> Exercise requirements: Repeat each line of the material below exactly as it appears, minus any pictures.

> Data segment:
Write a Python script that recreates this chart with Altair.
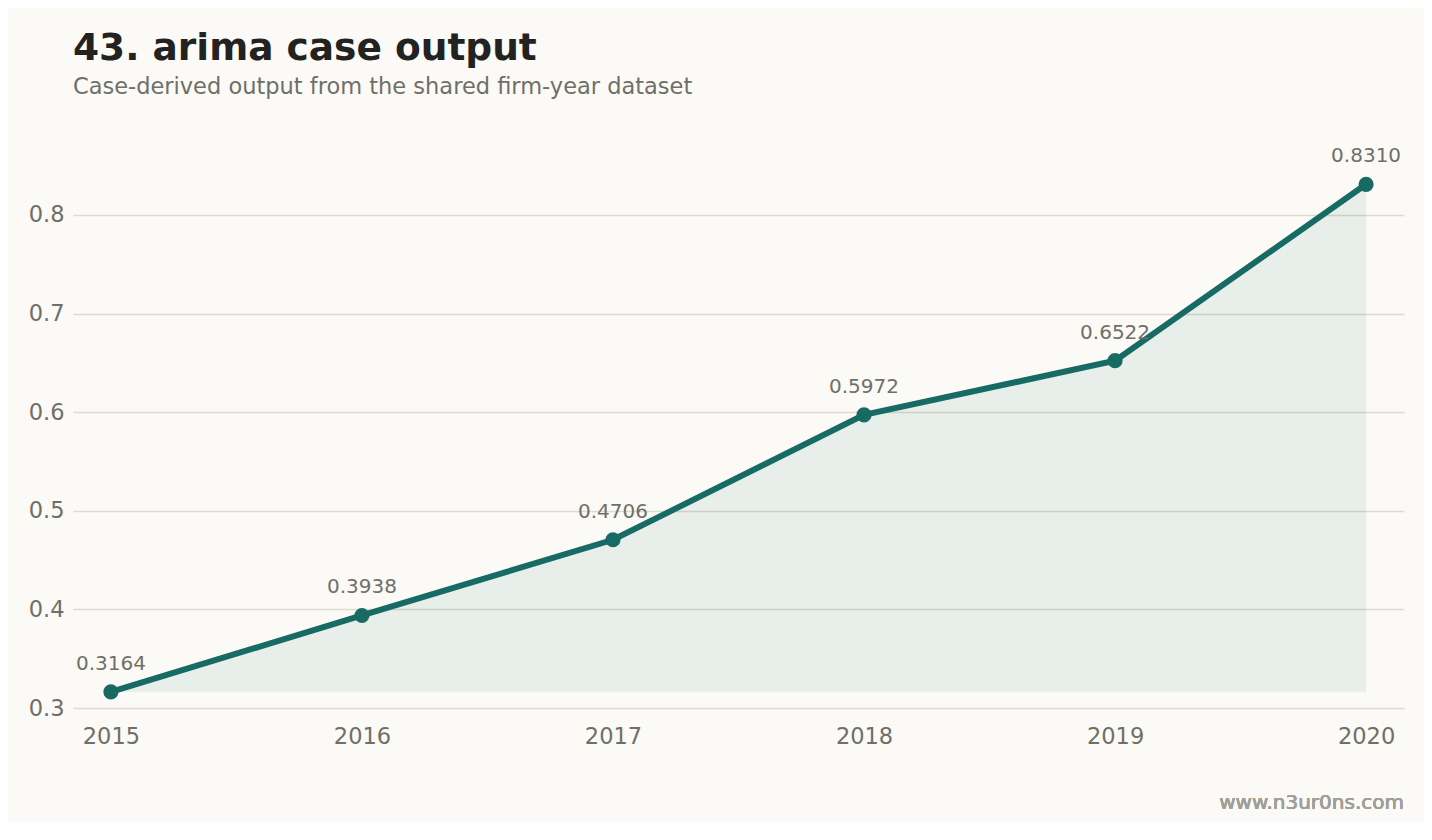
import altair as alt
import pandas as pd

years = ["2015", "2016", "2017", "2018", "2019", "2020"]
values = [0.3164, 0.3938, 0.4706, 0.5972, 0.6522, 0.8310]
labels = ["0.3164", "0.3938", "0.4706", "0.5972", "0.6522", "0.8310"]

base_val = min(values)
df = pd.DataFrame({"year": years, "value": values, "label": labels, "base": [base_val] * len(years)})

TEAL = "#176B64"
GRAY = "#6F6F69"
FONT = "DejaVu Sans"

x = alt.X("year:O", axis=alt.Axis(labelAngle=0, title=None, labelFontSize=22.5, labelColor=GRAY,
                                   labelFont=FONT, ticks=False, domain=False, labelPadding=17, grid=False),
          scale=alt.Scale(type="point", padding=0.151))
y_scale = alt.Scale(domain=[0.3, 0.88], nice=False, zero=False)

area = alt.Chart(df).mark_area(color=TEAL, opacity=0.08, stroke=TEAL, strokeOpacity=0.05, strokeWidth=2).encode(
    x=x,
    y=alt.Y("value:Q", scale=y_scale,
            axis=alt.Axis(values=[0.3, 0.4, 0.5, 0.6, 0.7, 0.8], format=".1f", title=None, labelFontSize=22.5,
                          labelColor=GRAY, labelFont=FONT, ticks=False, domain=False,
                          gridColor="#DEDAD2", gridWidth=1.5, labelPadding=9)),
    y2="base:Q",
)
line = alt.Chart(df).mark_line(color=TEAL, strokeWidth=6).encode(x=x, y=alt.Y("value:Q", scale=y_scale))
points = alt.Chart(df).mark_circle(color=TEAL, size=230, opacity=1).encode(x=x, y=alt.Y("value:Q", scale=y_scale))
text = alt.Chart(df).mark_text(dy=-28, fontSize=20, color=GRAY, font=FONT).encode(
    x=x, y=alt.Y("value:Q", scale=y_scale), text="label:N")
footer = alt.Chart(df).mark_text(align="right", baseline="middle", fontSize=20, color="#A09F99", font=FONT).encode(
    x=alt.value(1331), y=alt.value(667), text=alt.value("www.n3ur0ns.com"))

chart = alt.layer(area, line, points, text, footer).properties(
    width=1331, height=572,
    background="#FBFAF6",
    padding={"left": 65, "top": 128, "right": 20, "bottom": 114},
    autosize=alt.AutoSizeParams(type="none"),
    title=alt.Title("43. arima case output",
                    subtitle="Case-derived output from the shared firm-year dataset",
                    anchor="start", frame="group", font=FONT, fontSize=37.5, fontWeight="bold",
                    color="#222220", subtitleFont=FONT, subtitleFontSize=22.5, subtitleColor=GRAY,
                    subtitlePadding=8, offset=38),
).configure_view(stroke=None)

chart.save("out.html", embed_options={"renderer": "svg", "actions": False})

> Solution to the exercise:
Write a Python script that recreates this chart with Altair.
import altair as alt
import pandas as pd

years = ["2015", "2016", "2017", "2018", "2019", "2020"]
values = [0.3164, 0.3938, 0.4706, 0.5972, 0.6522, 0.8310]
labels = ["0.3164", "0.3938", "0.4706", "0.5972", "0.6522", "0.8310"]

base_val = min(values)
df = pd.DataFrame({"year": years, "value": values, "label": labels, "base": [base_val] * len(years)})

TEAL = "#176B64"
GRAY = "#6F6F69"
FONT = "DejaVu Sans"

x = alt.X("year:O", axis=alt.Axis(labelAngle=0, title=None, labelFontSize=22.5, labelColor=GRAY,
                                   labelFont=FONT, ticks=False, domain=False, labelPadding=17, grid=False),
          scale=alt.Scale(type="point", padding=0.151))
y_scale = alt.Scale(domain=[0.3, 0.88], nice=False, zero=False)

area = alt.Chart(df).mark_area(color=TEAL, opacity=0.08, stroke=TEAL, strokeOpacity=0.05, strokeWidth=2).encode(
    x=x,
    y=alt.Y("value:Q", scale=y_scale,
            axis=alt.Axis(values=[0.3, 0.4, 0.5, 0.6, 0.7, 0.8], format=".1f", title=None, labelFontSize=22.5,
                          labelColor=GRAY, labelFont=FONT, ticks=False, domain=False,
                          gridColor="#DEDAD2", gridWidth=1.5, labelPadding=9)),
    y2="base:Q",
)
line = alt.Chart(df).mark_line(color=TEAL, strokeWidth=6).encode(x=x, y=alt.Y("value:Q", scale=y_scale))
points = alt.Chart(df).mark_circle(color=TEAL, size=230, opacity=1).encode(x=x, y=alt.Y("value:Q", scale=y_scale))
text = alt.Chart(df).mark_text(dy=-28, fontSize=20, color=GRAY, font=FONT).encode(
    x=x, y=alt.Y("value:Q", scale=y_scale), text="label:N")
footer = alt.Chart(df).mark_text(align="right", baseline="middle", fontSize=20, color="#A09F99", font=FONT).encode(
    x=alt.value(1331), y=alt.value(667), text=alt.value("www.n3ur0ns.com"))

chart = alt.layer(area, line, points, text, footer).properties(
    width=1331, height=572,
    background="#FBFAF6",
    padding={"left": 65, "top": 128, "right": 20, "bottom": 114},
    autosize=alt.AutoSizeParams(type="none"),
    title=alt.Title("43. arima case output",
                    subtitle="Case-derived output from the shared firm-year dataset",
                    anchor="start", frame="group", font=FONT, fontSize=37.5, fontWeight="bold",
                    color="#222220", subtitleFont=FONT, subtitleFontSize=22.5, subtitleColor=GRAY,
                    subtitlePadding=8, offset=38),
).configure_view(stroke=None)

chart.save("out.html", embed_options={"renderer": "svg", "actions": False})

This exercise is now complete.